**Supplied data:**

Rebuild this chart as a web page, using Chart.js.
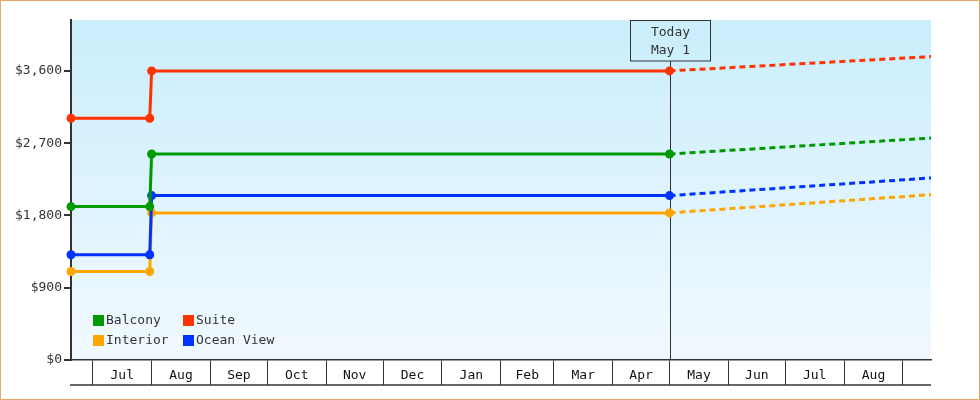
<!DOCTYPE html>
<html><head><meta charset="utf-8">
<script src="https://cdn.jsdelivr.net/npm/chart.js@4"></script>
<style>html,body{margin:0;padding:0;background:#fff}canvas{display:block}</style>
</head><body>
<canvas id="c" width="980" height="400"></canvas>
<script>
// ---- data (x values are days counted from Jul 1) ----
const days      = [-11.5, 30, 31, 304, 441.8];
const balcony   = [1910, 1910, 2565, 2565, 2764];
const suite     = [3010, 3010, 3600, 3600, 3778];
const oceanView = [1310, 1310, 2047, 2047, 2267];
const interior  = [1102, 1102, 1832, 1832, 2059];
const monthStarts = [0, 31, 62, 92, 123, 153, 184, 215, 243, 274, 304, 335, 365, 396, 427];
const monthLabels = ['Jul','Aug','Sep','Oct','Nov','Dec','Jan','Feb','Mar','Apr','May','Jun','Jul','Aug'];
const yTicks = [0, 900, 1800, 2700, 3600];
const xRange = [-11.5, 441.8];
const yMax = 4234;
const todayDay = 304;
const todayLabel = ['Today', 'May 1'];
const forecastFromIndex = 3;
const legendOrder = ['Balcony', 'Suite', 'Interior', 'Ocean View'];

const FONT_FAMILY = '"DejaVu Sans Mono", monospace';
const INK = '#333333';

function pts(vals){ return days.map((d,i)=>({x:d, y:vals[i]})); }
function series(label, vals, color){
  return {
    label, data: pts(vals), borderColor: color, backgroundColor: color,
    borderWidth: 3, tension: 0, fill: false, clip: 8,
    pointRadius: c => c.dataIndex <= forecastFromIndex ? 4.5 : 0,
    pointHoverRadius: 0, pointBorderWidth: 0, pointBackgroundColor: color,
    segment: { borderDash: c => c.p0DataIndex >= forecastFromIndex ? [6,4] : undefined }
  };
}
const datasets = [
  series('Suite', suite, '#ff3300'),
  series('Balcony', balcony, '#009900'),
  series('Ocean View', oceanView, '#0033ff'),
  series('Interior', interior, '#ffa500')
];

const midpoints = monthLabels.map((m,i)=>(monthStarts[i]+monthStarts[i+1])/2);

const deco = {
  id: 'deco',
  beforeDraw(chart){
    const {ctx, chartArea:a} = chart;
    ctx.save();
    const g = ctx.createLinearGradient(0, a.top, 0, a.bottom);
    g.addColorStop(0, '#caeefc');
    g.addColorStop(1, '#f1f9ff');
    ctx.fillStyle = g;
    ctx.fillRect(a.left, a.top, a.right - a.left, a.bottom - a.top);
    ctx.restore();
  },
  beforeDatasetsDraw(chart){
    const {ctx, chartArea:a, scales} = chart;
    const x = Math.round(scales.x.getPixelForValue(todayDay)) + 0.5;
    ctx.save();
    ctx.strokeStyle = INK; ctx.lineWidth = 1;
    ctx.beginPath(); ctx.moveTo(x, a.top + 41); ctx.lineTo(x, a.bottom); ctx.stroke();
    ctx.restore();
  },
  afterDatasetsDraw(chart){
    const {ctx, chartArea:a, scales} = chart;
    ctx.save();
    // Today box
    const x = Math.round(scales.x.getPixelForValue(todayDay)) + 0.5;
    ctx.strokeStyle = INK; ctx.lineWidth = 1;
    ctx.strokeRect(x - 40, a.top + 0.5, 80, 40.5);
    ctx.fillStyle = INK;
    ctx.font = '13px ' + FONT_FAMILY;
    ctx.textAlign = 'center'; ctx.textBaseline = 'middle';
    ctx.fillText(todayLabel[0], x, a.top + 13);
    ctx.fillText(todayLabel[1], x, a.top + 31);
    // legend
    ctx.textAlign = 'left';
    legendOrder.forEach((name, i) => {
      const ds = chart.data.datasets.find(d => d.label === name);
      const col = i % 2, row = Math.floor(i / 2);
      const bx = a.left + 22 + col * 90;
      const by = a.bottom - 45 + row * 20;
      ctx.fillStyle = ds.borderColor;
      ctx.fillRect(bx, by, 11, 11);
      ctx.fillStyle = INK;
      ctx.fillText(name, bx + 13, by + 6);
    });
    ctx.restore();
  },
  afterDraw(chart){
    const {ctx, chartArea:a} = chart;
    ctx.save();
    ctx.strokeStyle = INK; ctx.lineWidth = 1.5;
    ctx.beginPath(); ctx.moveTo(a.left - 1, a.bottom + 25); ctx.lineTo(a.right, a.bottom + 25); ctx.stroke();
    ctx.strokeStyle = '#e8a866'; ctx.lineWidth = 1;
    ctx.strokeRect(0.5, 0.5, chart.width - 1, chart.height - 1);
    ctx.restore();
  }
};

new Chart(document.getElementById('c'), {
  type: 'line',
  data: { datasets },
  plugins: [deco],
  options: {
    responsive: false, animation: false,
    layout: { padding: { top: 20, right: 49, bottom: 0, left: 0 } },
    plugins: { legend: { display: false }, tooltip: { enabled: false } },
    scales: {
      x: {
        type: 'linear', min: xRange[0], max: xRange[1],
        afterBuildTicks: s => {
          const vals = monthStarts.concat(midpoints).sort((p,q)=>p-q);
          s.ticks = vals.map(v => ({ value: v }));
        },
        afterFit: s => { s.height = 40; },
        grid: {
          drawOnChartArea: false, drawTicks: true, tickLength: 25, lineWidth: 1,
          color: c => (c.tick && monthStarts.includes(c.tick.value)) ? INK : 'rgba(0,0,0,0)'
        },
        border: { display: true, color: INK, width: 1.5 },
        ticks: {
          autoSkip: false, maxRotation: 0, minRotation: 0, padding: -17,
          color: '#111', font: { family: FONT_FAMILY, size: 13 },
          callback: v => { const i = midpoints.indexOf(v); return i >= 0 ? monthLabels[i] : ''; }
        }
      },
      y: {
        type: 'linear', min: 0, max: yMax,
        afterBuildTicks: s => { s.ticks = yTicks.map(v => ({ value: v })); },
        afterFit: s => { s.width = 71; },
        grid: { drawOnChartArea: false, drawTicks: true, tickLength: 7, color: INK, lineWidth: 2 },
        border: { display: true, color: INK, width: 2 },
        ticks: {
          padding: 2, color: INK, font: { family: FONT_FAMILY, size: 13 },
          callback: v => '$' + v.toLocaleString('en-US')
        }
      }
    }
  }
});
</script>
</body></html>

**Exercise objective:** From the opening line of the listing above through the line bearing "const INK = '#333333';", repeat each line exactly. Drop every picture.

**Reply to the exercise:**
Rebuild this chart as a web page, using Chart.js.
<!DOCTYPE html>
<html><head><meta charset="utf-8">
<script src="https://cdn.jsdelivr.net/npm/chart.js@4"></script>
<style>html,body{margin:0;padding:0;background:#fff}canvas{display:block}</style>
</head><body>
<canvas id="c" width="980" height="400"></canvas>
<script>
// ---- data (x values are days counted from Jul 1) ----
const days      = [-11.5, 30, 31, 304, 441.8];
const balcony   = [1910, 1910, 2565, 2565, 2764];
const suite     = [3010, 3010, 3600, 3600, 3778];
const oceanView = [1310, 1310, 2047, 2047, 2267];
const interior  = [1102, 1102, 1832, 1832, 2059];
const monthStarts = [0, 31, 62, 92, 123, 153, 184, 215, 243, 274, 304, 335, 365, 396, 427];
const monthLabels = ['Jul','Aug','Sep','Oct','Nov','Dec','Jan','Feb','Mar','Apr','May','Jun','Jul','Aug'];
const yTicks = [0, 900, 1800, 2700, 3600];
const xRange = [-11.5, 441.8];
const yMax = 4234;
const todayDay = 304;
const todayLabel = ['Today', 'May 1'];
const forecastFromIndex = 3;
const legendOrder = ['Balcony', 'Suite', 'Interior', 'Ocean View'];

const FONT_FAMILY = '"DejaVu Sans Mono", monospace';
const INK = '#333333';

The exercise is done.